[Stored records]
— Begin —

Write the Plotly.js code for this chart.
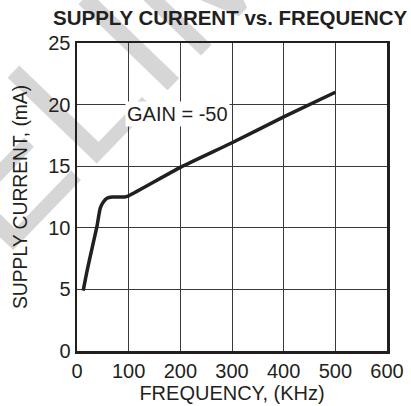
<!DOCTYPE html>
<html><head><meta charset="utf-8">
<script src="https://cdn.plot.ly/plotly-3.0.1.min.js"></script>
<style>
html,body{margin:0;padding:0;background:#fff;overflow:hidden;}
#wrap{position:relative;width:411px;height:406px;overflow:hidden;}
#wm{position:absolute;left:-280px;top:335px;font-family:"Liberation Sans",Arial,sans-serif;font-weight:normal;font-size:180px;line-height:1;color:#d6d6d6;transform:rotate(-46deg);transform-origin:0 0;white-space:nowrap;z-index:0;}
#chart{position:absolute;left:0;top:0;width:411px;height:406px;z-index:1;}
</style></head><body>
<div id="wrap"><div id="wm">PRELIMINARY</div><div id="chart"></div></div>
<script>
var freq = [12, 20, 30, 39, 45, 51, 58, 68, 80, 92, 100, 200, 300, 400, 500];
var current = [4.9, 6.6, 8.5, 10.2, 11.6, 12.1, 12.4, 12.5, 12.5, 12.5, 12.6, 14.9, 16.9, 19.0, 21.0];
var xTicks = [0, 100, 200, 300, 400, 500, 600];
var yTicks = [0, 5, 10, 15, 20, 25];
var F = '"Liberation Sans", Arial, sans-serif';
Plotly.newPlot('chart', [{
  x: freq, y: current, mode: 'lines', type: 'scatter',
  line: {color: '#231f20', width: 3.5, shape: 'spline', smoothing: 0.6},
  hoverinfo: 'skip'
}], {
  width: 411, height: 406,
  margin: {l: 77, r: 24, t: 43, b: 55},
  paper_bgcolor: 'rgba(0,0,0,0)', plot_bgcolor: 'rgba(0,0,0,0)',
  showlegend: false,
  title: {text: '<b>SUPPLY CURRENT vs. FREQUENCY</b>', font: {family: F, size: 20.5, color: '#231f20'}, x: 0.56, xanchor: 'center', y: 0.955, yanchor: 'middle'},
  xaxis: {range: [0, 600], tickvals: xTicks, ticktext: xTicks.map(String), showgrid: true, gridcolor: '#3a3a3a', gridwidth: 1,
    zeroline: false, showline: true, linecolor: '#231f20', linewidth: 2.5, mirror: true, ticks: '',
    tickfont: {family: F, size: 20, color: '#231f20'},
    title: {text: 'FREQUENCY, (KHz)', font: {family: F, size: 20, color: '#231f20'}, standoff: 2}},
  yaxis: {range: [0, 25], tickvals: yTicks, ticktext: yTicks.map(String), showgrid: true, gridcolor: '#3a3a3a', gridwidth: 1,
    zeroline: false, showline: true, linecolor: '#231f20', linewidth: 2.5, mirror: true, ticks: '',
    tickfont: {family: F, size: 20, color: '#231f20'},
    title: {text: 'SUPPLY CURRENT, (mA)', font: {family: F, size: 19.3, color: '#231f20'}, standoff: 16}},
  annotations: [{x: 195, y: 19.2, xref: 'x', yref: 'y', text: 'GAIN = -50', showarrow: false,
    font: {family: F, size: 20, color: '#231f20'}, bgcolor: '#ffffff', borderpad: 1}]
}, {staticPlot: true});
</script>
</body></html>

— End —
— Begin —

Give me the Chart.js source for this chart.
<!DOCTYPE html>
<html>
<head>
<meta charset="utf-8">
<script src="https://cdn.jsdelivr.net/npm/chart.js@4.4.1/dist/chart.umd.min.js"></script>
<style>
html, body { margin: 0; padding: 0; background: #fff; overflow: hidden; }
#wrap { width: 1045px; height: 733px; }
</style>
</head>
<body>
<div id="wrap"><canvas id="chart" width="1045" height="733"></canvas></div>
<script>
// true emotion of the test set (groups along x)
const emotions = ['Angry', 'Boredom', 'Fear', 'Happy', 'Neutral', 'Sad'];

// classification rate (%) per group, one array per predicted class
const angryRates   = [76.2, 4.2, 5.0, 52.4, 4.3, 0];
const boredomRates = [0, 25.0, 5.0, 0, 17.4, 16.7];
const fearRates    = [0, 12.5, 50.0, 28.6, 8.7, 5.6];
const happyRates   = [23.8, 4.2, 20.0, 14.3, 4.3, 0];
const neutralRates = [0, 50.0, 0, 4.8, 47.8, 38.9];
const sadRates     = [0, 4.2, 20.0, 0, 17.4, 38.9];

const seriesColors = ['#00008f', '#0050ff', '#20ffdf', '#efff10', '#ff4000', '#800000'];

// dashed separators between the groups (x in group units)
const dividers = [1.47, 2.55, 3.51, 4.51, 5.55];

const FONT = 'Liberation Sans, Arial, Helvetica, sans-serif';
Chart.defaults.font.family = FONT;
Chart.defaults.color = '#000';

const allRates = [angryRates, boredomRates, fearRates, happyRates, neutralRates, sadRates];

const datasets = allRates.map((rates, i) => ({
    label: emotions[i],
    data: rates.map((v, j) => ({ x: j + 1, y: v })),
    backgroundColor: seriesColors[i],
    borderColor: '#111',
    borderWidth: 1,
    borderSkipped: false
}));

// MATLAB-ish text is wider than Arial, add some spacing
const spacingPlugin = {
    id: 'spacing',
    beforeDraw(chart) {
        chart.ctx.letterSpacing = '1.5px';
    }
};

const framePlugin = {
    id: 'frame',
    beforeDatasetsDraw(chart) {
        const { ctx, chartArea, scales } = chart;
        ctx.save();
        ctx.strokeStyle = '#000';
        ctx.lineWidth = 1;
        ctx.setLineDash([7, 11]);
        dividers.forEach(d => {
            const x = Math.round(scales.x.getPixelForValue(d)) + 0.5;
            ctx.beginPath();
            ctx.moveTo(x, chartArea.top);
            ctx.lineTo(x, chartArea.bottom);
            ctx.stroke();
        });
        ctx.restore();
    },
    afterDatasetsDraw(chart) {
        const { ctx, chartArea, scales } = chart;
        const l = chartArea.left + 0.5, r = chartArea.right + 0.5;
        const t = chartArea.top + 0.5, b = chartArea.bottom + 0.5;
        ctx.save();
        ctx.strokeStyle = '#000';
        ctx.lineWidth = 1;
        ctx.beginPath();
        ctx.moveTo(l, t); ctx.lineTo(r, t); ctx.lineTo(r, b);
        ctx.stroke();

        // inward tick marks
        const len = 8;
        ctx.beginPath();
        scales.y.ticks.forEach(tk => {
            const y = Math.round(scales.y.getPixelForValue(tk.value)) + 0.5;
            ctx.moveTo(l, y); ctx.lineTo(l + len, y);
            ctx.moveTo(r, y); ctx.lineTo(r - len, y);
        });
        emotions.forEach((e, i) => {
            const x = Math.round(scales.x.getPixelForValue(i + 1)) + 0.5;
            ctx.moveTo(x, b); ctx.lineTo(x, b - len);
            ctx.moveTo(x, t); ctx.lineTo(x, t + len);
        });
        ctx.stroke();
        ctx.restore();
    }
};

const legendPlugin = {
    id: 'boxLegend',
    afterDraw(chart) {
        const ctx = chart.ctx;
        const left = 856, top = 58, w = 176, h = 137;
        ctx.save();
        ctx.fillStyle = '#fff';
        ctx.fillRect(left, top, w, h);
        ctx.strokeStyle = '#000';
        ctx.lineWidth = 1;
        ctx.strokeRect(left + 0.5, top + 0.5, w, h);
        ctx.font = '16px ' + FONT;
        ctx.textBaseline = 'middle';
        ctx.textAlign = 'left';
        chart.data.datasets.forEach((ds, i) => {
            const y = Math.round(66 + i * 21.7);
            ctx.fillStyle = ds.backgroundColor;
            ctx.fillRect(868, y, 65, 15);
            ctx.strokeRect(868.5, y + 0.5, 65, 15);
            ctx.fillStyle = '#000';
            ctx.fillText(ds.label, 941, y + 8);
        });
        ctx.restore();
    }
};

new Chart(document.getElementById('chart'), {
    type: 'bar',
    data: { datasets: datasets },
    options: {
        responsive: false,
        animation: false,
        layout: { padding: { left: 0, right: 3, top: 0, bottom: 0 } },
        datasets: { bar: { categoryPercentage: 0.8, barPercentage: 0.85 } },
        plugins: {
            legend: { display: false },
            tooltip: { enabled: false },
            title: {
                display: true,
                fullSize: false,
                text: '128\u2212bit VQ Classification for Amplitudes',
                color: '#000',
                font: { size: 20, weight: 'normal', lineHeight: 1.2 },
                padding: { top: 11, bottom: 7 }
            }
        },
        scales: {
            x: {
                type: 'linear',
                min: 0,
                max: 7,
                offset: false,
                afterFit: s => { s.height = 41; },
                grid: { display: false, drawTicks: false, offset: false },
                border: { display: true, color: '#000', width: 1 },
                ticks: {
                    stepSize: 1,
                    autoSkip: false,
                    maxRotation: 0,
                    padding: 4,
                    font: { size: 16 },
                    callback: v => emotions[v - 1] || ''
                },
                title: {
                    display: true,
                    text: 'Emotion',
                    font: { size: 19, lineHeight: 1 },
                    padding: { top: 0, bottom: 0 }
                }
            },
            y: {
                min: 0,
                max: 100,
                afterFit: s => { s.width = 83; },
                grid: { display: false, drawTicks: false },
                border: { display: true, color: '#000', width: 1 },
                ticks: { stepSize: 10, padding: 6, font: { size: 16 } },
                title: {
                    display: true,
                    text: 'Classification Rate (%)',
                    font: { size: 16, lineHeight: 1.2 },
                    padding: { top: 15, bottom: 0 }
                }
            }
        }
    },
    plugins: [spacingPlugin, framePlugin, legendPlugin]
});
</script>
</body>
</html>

— End —

STATED PROBLEM
Copy out each line in the preceding records that contains "this".

FINISHED ANSWER
Write the Plotly.js code for this chart.
Give me the Chart.js source for this chart.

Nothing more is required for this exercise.